MARTIN BELINGA-EBOUTOU ( Cameroon) said very few countries would meet the Millennium Development Goals targets by 2015 unless ways could be found to swiftly translate commitments to those targets into concrete action. “If these means remain unmet, in 2015, we would still be making speeches while millions of people are still bent under the yoke of poverty, turning their eyes to the United Nations, which for the developing world remains the last hope.”
He said a strengthened South-South cooperation would be one way to achieve coherence, and expressed the hope that the Doha agreement would result in the speedy implementation of the Monterrey Consensus. The international community must reach an agreement regarding modalities on tariffs, agricultural subsidies and duties to safeguard countries of the South. Cameroon also hoped for a credible reform of the international financial system, recognition of developing countries’ needs by the Bretton Woods institutions and the mobilization of predictable financial resources.
Noting that such issues as climate change and HIV/AIDS had deeply affected Africa, he said his country had recently been inundated by floods. That underlined the need to address the causes of climate change. Cameroon reiterated its support for the creation of a carbon market in the Congo Basin, and for the Kyoto Protocol.
FRANCIS BUTAGIRA ( Uganda) urged the Committee to build on the current momentum to reach conclusive decisions on globalization and climate change, and expressed hope that, during the current session it would continue to build on the progress made at the recent High-level Event on Climate Change and the resumed Doha Round. The Committee should be judged on the consensus reached, not the length of its deliberations. The first United Nations Decade for the Eradication of Poverty (1997-2006) had ended without any substantial reduction in poverty, which had, in fact, increased in some least developed countries, particularly those in sub-Saharan Africa. The clear message was that developed countries must invest more resources to support poverty eradication.
Uganda was doing its part to improve its economic performance, he said. Economic growth had more than doubled to 6 per cent annually since 1990, but had slowed slightly in the last five years. Like most developing countries, Uganda faced formidable challenges in sustaining growth with inadequate development assistance, a lack of investment in productive capacity, limited market access and the burden of debt. The adverse impact of climate change was making the situation worse.
He welcomed the Economic and Social Council’s first Annual Ministerial Review and Development Cooperation Forum, held in Geneva last July to assess the effectiveness of United Nations development cooperation. Indeed, some international rules had negatively impacted developing countries in a serious way. The international financial system had been detrimental to the efforts of developing countries to get out of debt. The global trading system had unfairly blocked their access to necessary technology through a strict system of intellectual property rights, maintaining the gap between rich and poor.
DAVID TOMMY, United Nations Industrial Development Organization (UNIDO), said creating wealth through rapid and sustained economic growth was the best way to eradicate poverty.

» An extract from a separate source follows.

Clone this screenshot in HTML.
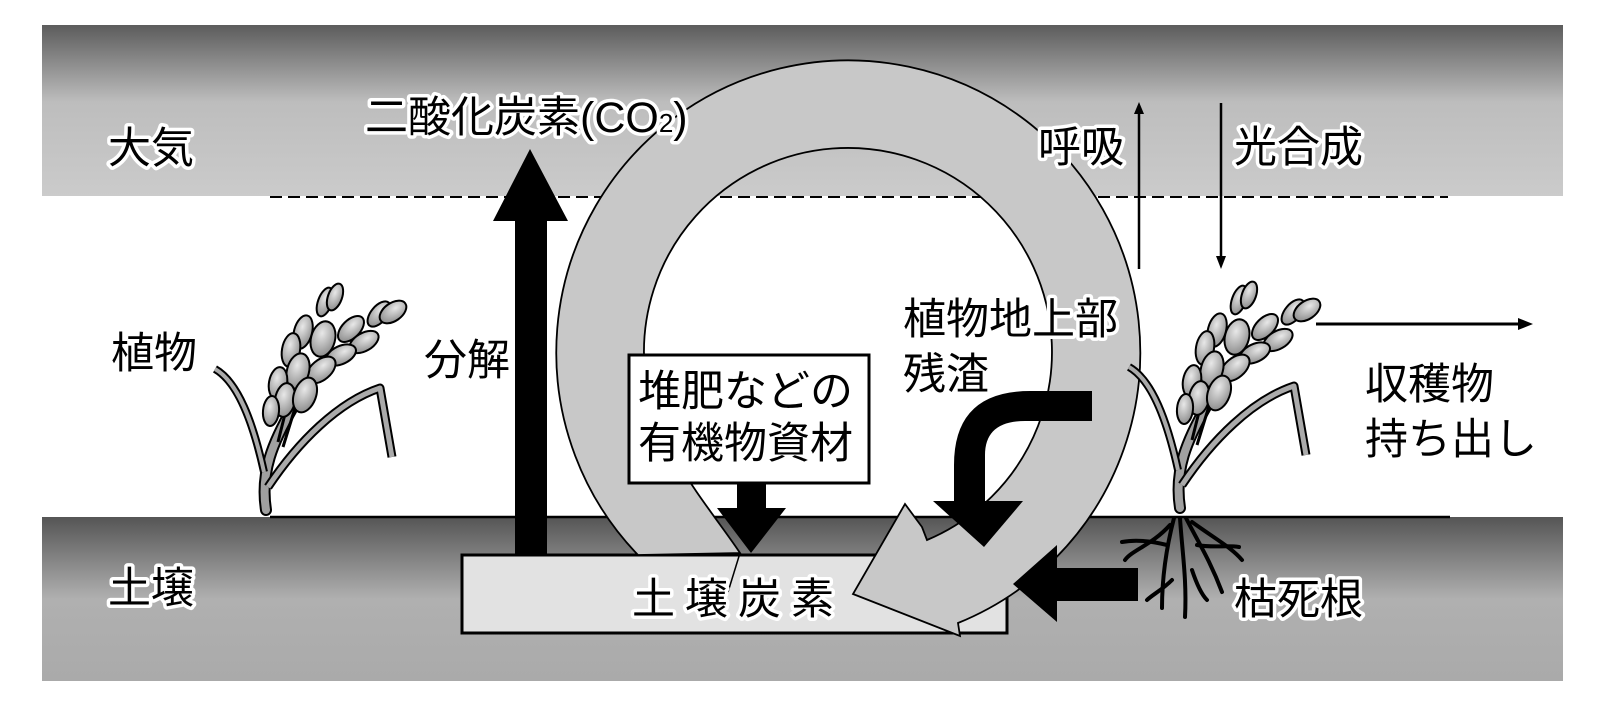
<!DOCTYPE html>
<html><head><meta charset="utf-8"><style>
html,body{margin:0;padding:0;background:#fff;}
svg{display:block;}
text{font-family:"Liberation Sans","Noto Sans CJK JP",sans-serif;font-size:43px;fill:#000;}
.h{paint-order:stroke;stroke:#fff;stroke-width:7px;stroke-linejoin:round;}
</style></head><body>
<svg width="1611" height="721" viewBox="0 0 1611 721" xmlns="http://www.w3.org/2000/svg">
<defs>
<linearGradient id="gt" x1="0" y1="0" x2="0" y2="1">
<stop offset="0" stop-color="#5c5c5c"/><stop offset="0.45" stop-color="#bdbdbd"/><stop offset="1" stop-color="#cbcbcb"/>
</linearGradient>
<linearGradient id="gs" x1="0" y1="0" x2="0" y2="1">
<stop offset="0" stop-color="#555"/><stop offset="0.5" stop-color="#b0b0b0"/><stop offset="1" stop-color="#aaa"/>
</linearGradient>
<radialGradient id="gg" cx="0.4" cy="0.35" r="0.7"><stop offset="0" stop-color="#e8e8e8"/><stop offset="1" stop-color="#8a8a8a"/></radialGradient>
<g id="plant">
<path d="M1180,508 C1174,470 1187,440 1207,405" fill="none" stroke="#000" stroke-width="12" stroke-linecap="round"/>
<path d="M1180,508 C1174,470 1187,440 1207,405" fill="none" stroke="#a0a0a0" stroke-width="8" stroke-linecap="round"/>
<path d="M1178,470 C1167,420 1152,380 1129,367" fill="none" stroke="#000" stroke-width="8"/>
<path d="M1178,470 C1167,420 1152,380 1129,367" fill="none" stroke="#aaa" stroke-width="4"/>
<path d="M1182,485 C1212,440 1252,400 1294,386 L1306,455" fill="none" stroke="#000" stroke-width="9" stroke-linejoin="round"/>
<path d="M1182,485 C1212,440 1252,400 1294,386 L1306,455" fill="none" stroke="#aaa" stroke-width="5" stroke-linejoin="round"/>
<path d="M1192,440 L1202,400 M1197,445 L1214,390" stroke="#000" stroke-width="3" fill="none"/>
<g fill="url(#gg)" stroke="#000" stroke-width="2">
<ellipse cx="1239" cy="300" rx="7" ry="15" transform="rotate(20 1239 300)"/>
<ellipse cx="1249" cy="295" rx="7" ry="14" transform="rotate(20 1249 295)"/>
<ellipse cx="1217" cy="330" rx="9" ry="17" transform="rotate(15 1217 330)"/>
<ellipse cx="1205" cy="348" rx="9" ry="17" transform="rotate(10 1205 348)"/>
<ellipse cx="1265" cy="327" rx="9" ry="16" transform="rotate(45 1265 327)"/>
<ellipse cx="1278" cy="340" rx="9" ry="16" transform="rotate(60 1278 340)"/>
<ellipse cx="1293" cy="312" rx="8" ry="15" transform="rotate(40 1293 312)"/>
<ellipse cx="1307" cy="310" rx="9" ry="15" transform="rotate(55 1307 310)"/>
<ellipse cx="1255" cy="353" rx="9" ry="16" transform="rotate(65 1255 353)"/>
<ellipse cx="1237" cy="337" rx="12" ry="18" transform="rotate(15 1237 337)"/>
<ellipse cx="1235" cy="368" rx="10" ry="17" transform="rotate(50 1235 368)"/>
<ellipse cx="1212" cy="369" rx="11" ry="18" transform="rotate(15 1212 369)"/>
<ellipse cx="1192" cy="381" rx="9" ry="16" transform="rotate(10 1192 381)"/>
<ellipse cx="1199" cy="398" rx="10" ry="17" transform="rotate(10 1199 398)"/>
<ellipse cx="1219" cy="393" rx="11" ry="18" transform="rotate(20 1219 393)"/>
<ellipse cx="1185" cy="409" rx="8" ry="15" transform="rotate(5 1185 409)"/>
</g>
</g>
</defs>
<rect width="1611" height="721" fill="#fff"/>
<rect x="42" y="25" width="1521" height="171" fill="url(#gt)"/>
<rect x="42" y="517" width="1521" height="164" fill="url(#gs)"/>
<line x1="270" y1="197" x2="1448" y2="197" stroke="#000" stroke-width="2" stroke-dasharray="12,6"/>
<line x1="270" y1="517" x2="1450" y2="517" stroke="#000" stroke-width="2.5"/>

<!-- soil carbon box -->
<rect x="462" y="555" width="545" height="78" fill="#e2e2e2" stroke="#000" stroke-width="3"/>

<!-- ring arrow -->
<path d="M638,555 A292,292 0 1 1 958,623 L960,636 L853,594 L905,504 L922,527 L927,540 A204,204 0 1 0 668,448 C700,500 725,530 740,553 Z" fill="#c8c8c8" stroke="#000" stroke-width="1.8"/>
<path d="M740,553 L728,592" stroke="#000" stroke-width="1.5"/>

<!-- compost box -->
<rect x="629" y="355" width="240" height="128" fill="#fff" stroke="#000" stroke-width="3"/>
<text x="638" y="406" class="h">堆肥などの</text>
<text x="638" y="458" class="h">有機物資材</text>
<path d="M737,483 L766,483 L766,508 L786,508 L751,553 L717,508 L737,508 Z" fill="#000"/>

<!-- decomposition arrow -->
<path d="M515,555 L547,555 L547,221 L568,221 L530,149 L493,221 L515,221 Z" fill="#000"/>

<!-- residue bent arrow -->
<path d="M1092,391 L1030,391 Q954,391 954,465 L954,501 L933,501 L984,547 L1023,501 L985,501 L985,455 Q985,421 1025,421 L1092,421 Z" fill="#000"/>

<!-- dead root arrow -->
<path d="M1138,568 L1057,568 L1057,545 L1013,584 L1057,622 L1057,601 L1138,601 Z" fill="#000"/>

<!-- thin arrows -->
<line x1="1139" y1="269" x2="1139" y2="112" stroke="#000" stroke-width="2.5"/>
<path d="M1134,114 L1139,102 L1144,114 Z" fill="#000"/>
<line x1="1221" y1="103" x2="1221" y2="258" stroke="#000" stroke-width="2.5"/>
<path d="M1216,256 L1221,269 L1226,256 Z" fill="#000"/>
<line x1="1316" y1="324" x2="1520" y2="324" stroke="#000" stroke-width="3"/>
<path d="M1518,318 L1533,324 L1518,330 Z" fill="#000"/>

<!-- plants -->
<use href="#plant" transform="translate(-914,2)"/>
<use href="#plant"/>
<!-- roots -->
<g fill="none" stroke="#000" stroke-width="4" stroke-linecap="round">
<path d="M1174,518 C1167,545 1162,575 1162,608"/>
<path d="M1180,518 C1182,550 1187,580 1185,617"/>
<path d="M1186,518 C1197,540 1210,560 1222,592"/>
<path d="M1170,525 C1152,545 1132,550 1125,560"/>
<path d="M1192,522 C1217,540 1232,548 1242,560"/>
<path d="M1167,545 C1147,540 1132,540 1122,542"/>
<path d="M1197,545 C1212,548 1227,545 1239,547"/>
<path d="M1172,580 C1162,590 1152,595 1147,600"/>
<path d="M1192,570 C1197,585 1202,595 1207,600"/>
</g>

<!-- labels -->
<text x="108" y="163" class="h">大気</text>
<text x="108" y="603" class="h">土壌</text>
<text x="111" y="368">植物</text>
<text x="424" y="375">分解</text>
<text x="365" y="132" class="h">二酸化炭素(CO<tspan font-size="26">2</tspan>)</text>
<text x="1038" y="162" class="h">呼吸</text>
<text x="1234" y="162" class="h">光合成</text>
<text x="903" y="334" class="h">植物地上部</text>
<text x="903" y="389" class="h">残渣</text>
<text x="1365" y="399">収穫物</text>
<text x="1365" y="454">持ち出し</text>
<text x="1234" y="614" class="h">枯死根</text>
<text x="632" y="614" class="h" letter-spacing="10">土壌炭素</text>
</svg>
</body></html>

UNIDO’s work revolved around three thematic priorities: poverty reduction through productive activities, trade capacity building and energy, and the environment. Its trade capacity building programme was built on the premise that, for developing countries to benefit from market-opening measures, they needed to produce competitive products that conformed to the technical requirements of importing countries, which would lead to their integration into world trade.
He said UNIDO believed that improving energy efficiency should be a key element of a country’s energy policy, and that biofuels had tremendous potential for promoting economic growth and employment. Because many poor people had no access to modern energy, much remained to be done in terms of increasing access, particularly to rural areas. The Montreal Protocol was one of the clearest examples that the international community could successfully tackle challenges, and that climate change could be similarly tackled through a well-designed and effectively implemented international agreement, under the auspices of the United Nations.